Locate all lines with the word "seaborn" and copy them out.

▶ **Stored data**:
+ + + + +
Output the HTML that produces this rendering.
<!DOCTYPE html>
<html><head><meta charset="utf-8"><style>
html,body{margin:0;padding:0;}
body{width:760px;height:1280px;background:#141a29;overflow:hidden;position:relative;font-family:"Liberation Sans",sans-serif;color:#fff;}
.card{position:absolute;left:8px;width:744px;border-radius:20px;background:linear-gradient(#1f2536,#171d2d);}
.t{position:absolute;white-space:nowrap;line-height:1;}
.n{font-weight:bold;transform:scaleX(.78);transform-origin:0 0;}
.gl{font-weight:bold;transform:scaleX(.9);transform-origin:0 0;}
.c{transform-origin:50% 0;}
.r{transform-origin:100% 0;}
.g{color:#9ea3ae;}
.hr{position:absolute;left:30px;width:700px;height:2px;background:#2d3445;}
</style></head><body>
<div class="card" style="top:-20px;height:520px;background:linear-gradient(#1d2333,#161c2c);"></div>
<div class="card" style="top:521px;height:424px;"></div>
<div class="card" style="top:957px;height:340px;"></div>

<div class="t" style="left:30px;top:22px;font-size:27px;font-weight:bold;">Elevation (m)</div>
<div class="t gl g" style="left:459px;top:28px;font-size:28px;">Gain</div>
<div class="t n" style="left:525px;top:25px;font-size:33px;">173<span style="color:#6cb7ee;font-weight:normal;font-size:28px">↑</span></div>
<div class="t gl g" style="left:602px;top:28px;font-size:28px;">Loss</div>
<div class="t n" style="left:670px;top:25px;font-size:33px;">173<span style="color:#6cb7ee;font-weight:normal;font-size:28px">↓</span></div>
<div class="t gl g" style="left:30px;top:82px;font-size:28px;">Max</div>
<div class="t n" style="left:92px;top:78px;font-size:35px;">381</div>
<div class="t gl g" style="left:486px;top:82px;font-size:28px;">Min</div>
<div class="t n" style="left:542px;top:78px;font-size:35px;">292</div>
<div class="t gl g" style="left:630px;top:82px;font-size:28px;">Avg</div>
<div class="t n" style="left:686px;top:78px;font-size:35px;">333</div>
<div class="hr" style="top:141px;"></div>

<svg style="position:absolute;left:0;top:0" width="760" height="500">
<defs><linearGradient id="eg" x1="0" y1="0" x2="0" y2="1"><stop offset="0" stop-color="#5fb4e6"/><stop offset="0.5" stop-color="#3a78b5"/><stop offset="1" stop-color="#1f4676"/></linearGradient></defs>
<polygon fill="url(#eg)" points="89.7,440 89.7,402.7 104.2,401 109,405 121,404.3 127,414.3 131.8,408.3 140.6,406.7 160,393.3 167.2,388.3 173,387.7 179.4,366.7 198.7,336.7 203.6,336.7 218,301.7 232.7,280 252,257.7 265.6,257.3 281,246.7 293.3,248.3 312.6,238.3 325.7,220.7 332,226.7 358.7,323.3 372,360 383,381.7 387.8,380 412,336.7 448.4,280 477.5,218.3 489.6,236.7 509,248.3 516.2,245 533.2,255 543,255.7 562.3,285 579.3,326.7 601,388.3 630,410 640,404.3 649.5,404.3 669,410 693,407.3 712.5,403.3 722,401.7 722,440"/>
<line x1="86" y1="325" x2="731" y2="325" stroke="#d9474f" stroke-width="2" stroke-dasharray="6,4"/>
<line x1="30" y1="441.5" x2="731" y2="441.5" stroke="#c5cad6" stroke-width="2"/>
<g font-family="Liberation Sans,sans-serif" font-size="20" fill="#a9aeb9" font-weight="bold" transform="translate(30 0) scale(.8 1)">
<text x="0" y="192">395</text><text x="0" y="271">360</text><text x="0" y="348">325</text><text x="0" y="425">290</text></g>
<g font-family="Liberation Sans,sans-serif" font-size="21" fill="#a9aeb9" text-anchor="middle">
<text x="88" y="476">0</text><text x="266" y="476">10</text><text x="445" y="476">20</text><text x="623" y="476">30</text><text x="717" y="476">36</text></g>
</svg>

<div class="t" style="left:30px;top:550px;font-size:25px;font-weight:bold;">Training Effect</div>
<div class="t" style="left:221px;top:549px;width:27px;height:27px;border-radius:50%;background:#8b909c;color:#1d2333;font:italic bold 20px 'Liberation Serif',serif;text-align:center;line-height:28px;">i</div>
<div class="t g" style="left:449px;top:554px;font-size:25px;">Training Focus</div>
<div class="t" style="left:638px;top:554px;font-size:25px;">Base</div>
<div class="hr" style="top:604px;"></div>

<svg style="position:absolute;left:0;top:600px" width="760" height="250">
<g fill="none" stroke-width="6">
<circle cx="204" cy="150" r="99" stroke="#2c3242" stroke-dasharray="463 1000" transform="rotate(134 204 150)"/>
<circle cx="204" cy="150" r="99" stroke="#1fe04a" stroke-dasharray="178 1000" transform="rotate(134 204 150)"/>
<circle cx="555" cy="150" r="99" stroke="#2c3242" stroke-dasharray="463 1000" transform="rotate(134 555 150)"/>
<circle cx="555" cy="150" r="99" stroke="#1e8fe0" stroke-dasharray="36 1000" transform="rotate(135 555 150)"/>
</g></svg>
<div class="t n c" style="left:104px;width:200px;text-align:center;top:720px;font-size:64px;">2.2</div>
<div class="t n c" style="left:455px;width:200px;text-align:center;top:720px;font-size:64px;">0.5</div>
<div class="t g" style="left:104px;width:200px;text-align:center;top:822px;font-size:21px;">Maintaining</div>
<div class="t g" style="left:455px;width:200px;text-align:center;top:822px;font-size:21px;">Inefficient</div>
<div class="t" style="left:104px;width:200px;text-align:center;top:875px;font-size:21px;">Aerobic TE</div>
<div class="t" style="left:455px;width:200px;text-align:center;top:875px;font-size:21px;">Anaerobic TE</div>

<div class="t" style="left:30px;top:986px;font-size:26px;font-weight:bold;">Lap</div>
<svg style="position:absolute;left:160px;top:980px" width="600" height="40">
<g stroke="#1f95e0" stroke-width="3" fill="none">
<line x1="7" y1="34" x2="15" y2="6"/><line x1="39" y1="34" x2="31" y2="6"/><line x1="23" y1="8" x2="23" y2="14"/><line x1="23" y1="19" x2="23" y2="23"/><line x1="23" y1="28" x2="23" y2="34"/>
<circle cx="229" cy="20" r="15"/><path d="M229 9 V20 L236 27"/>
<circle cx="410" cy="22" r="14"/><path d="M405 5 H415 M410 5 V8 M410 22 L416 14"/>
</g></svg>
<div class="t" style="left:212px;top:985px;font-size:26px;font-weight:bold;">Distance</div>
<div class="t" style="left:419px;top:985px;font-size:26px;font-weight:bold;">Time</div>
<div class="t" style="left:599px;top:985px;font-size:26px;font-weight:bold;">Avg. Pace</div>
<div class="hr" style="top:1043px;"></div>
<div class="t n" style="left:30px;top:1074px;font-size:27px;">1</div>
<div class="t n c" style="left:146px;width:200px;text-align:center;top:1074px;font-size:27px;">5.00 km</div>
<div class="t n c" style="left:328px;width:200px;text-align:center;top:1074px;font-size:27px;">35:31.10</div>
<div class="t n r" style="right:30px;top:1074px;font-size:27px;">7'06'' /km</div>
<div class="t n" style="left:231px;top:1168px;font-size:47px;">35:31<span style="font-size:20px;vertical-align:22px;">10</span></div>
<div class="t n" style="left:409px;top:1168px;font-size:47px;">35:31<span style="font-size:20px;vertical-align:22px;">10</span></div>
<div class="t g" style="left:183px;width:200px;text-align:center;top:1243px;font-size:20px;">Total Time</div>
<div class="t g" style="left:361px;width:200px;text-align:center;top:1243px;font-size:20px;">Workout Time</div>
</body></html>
+ + + + +
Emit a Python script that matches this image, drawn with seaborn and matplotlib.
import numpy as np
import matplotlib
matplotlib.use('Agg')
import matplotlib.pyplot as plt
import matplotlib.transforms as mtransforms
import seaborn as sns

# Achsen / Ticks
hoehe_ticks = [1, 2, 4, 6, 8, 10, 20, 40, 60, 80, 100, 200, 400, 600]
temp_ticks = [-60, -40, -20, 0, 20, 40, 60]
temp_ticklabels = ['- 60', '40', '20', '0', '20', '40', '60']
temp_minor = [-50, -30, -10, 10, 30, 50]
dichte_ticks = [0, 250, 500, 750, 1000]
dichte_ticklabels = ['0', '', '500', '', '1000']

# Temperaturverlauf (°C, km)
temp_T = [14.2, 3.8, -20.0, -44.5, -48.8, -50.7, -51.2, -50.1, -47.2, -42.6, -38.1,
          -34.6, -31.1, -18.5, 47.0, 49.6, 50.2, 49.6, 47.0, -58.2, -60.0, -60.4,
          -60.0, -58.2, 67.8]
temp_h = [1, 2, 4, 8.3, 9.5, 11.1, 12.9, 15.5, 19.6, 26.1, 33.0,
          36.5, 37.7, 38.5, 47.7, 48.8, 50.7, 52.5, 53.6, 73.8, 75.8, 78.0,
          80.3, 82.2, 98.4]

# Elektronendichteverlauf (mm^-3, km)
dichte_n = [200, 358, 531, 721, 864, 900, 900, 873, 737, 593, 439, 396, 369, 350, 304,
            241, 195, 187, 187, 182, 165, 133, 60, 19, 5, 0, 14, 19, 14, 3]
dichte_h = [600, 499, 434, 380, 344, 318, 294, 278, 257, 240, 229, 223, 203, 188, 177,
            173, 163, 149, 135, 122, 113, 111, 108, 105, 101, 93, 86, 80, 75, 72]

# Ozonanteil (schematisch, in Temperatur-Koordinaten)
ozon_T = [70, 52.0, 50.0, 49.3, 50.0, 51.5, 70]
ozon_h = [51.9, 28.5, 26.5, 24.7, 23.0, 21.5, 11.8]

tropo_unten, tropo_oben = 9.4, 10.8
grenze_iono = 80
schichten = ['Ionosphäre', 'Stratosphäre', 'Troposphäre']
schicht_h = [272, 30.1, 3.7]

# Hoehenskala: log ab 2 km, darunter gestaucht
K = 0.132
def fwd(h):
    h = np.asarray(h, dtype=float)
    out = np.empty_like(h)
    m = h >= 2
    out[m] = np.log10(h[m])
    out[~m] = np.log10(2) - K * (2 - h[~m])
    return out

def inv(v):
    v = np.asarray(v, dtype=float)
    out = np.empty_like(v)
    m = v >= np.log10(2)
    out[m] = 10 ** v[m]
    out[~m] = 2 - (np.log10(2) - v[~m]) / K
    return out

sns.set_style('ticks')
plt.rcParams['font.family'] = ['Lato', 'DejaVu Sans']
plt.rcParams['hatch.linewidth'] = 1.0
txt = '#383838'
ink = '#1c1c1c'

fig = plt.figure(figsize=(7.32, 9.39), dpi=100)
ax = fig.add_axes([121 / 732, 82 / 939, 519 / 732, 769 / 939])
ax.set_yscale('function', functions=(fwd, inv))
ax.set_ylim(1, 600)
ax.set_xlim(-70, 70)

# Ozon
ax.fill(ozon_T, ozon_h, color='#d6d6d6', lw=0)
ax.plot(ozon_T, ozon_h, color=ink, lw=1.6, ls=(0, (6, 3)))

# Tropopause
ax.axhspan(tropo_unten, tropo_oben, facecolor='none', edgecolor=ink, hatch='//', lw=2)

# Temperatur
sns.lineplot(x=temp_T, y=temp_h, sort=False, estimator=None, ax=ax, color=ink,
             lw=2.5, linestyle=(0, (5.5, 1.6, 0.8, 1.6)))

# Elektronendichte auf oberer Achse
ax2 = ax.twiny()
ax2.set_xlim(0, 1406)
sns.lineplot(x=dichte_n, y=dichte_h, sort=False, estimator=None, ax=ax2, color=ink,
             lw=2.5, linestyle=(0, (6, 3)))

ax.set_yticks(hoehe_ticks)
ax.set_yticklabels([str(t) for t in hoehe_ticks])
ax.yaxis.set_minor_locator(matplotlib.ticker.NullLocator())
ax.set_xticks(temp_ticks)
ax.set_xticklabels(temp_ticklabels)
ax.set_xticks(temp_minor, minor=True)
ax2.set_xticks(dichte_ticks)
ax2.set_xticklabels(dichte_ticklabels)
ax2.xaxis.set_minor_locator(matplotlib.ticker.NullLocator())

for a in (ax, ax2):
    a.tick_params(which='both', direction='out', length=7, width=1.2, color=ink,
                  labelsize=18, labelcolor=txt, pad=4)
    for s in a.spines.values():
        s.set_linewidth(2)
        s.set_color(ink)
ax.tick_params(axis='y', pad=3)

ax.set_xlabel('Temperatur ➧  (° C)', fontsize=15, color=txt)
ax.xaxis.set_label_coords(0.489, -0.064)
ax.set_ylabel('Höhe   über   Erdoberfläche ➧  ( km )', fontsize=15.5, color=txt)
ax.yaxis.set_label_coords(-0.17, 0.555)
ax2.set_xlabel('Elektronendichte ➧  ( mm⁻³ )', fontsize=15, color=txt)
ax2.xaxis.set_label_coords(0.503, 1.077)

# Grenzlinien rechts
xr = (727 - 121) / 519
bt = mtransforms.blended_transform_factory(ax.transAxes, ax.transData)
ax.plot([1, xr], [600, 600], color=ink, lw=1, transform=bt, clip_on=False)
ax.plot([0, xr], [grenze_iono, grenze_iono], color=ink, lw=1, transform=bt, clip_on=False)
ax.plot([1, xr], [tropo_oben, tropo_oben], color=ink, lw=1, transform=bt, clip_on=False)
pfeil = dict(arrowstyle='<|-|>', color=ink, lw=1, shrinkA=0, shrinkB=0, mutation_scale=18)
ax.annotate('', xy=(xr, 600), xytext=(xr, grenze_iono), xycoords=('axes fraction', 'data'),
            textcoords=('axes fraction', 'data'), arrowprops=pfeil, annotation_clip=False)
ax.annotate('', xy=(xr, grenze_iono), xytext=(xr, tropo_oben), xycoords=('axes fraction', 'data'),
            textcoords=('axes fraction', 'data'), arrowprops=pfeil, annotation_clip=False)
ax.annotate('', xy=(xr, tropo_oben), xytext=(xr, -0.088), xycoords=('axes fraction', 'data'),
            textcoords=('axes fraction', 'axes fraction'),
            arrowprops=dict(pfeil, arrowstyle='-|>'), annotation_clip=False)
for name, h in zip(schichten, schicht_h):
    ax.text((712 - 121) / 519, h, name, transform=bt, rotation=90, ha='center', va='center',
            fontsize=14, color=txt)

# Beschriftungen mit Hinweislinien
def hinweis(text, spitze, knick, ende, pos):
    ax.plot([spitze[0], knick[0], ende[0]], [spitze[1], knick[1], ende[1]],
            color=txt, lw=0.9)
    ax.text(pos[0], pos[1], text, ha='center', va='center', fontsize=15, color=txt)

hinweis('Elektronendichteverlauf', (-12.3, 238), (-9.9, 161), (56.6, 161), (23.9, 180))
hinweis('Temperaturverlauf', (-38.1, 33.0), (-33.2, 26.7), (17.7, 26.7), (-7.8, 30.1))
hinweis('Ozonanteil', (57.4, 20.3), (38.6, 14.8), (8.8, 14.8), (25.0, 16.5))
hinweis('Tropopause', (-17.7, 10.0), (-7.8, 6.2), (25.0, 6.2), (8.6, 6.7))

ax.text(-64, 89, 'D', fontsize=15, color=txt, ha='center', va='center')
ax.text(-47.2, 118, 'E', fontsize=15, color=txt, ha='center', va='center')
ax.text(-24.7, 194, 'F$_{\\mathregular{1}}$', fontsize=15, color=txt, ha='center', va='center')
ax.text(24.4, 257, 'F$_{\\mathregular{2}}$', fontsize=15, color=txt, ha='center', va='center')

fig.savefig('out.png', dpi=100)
+ + + + +
▶ **Response to this exercise**:
Emit a Python script that matches this image, drawn with seaborn and matplotlib.
import seaborn as sns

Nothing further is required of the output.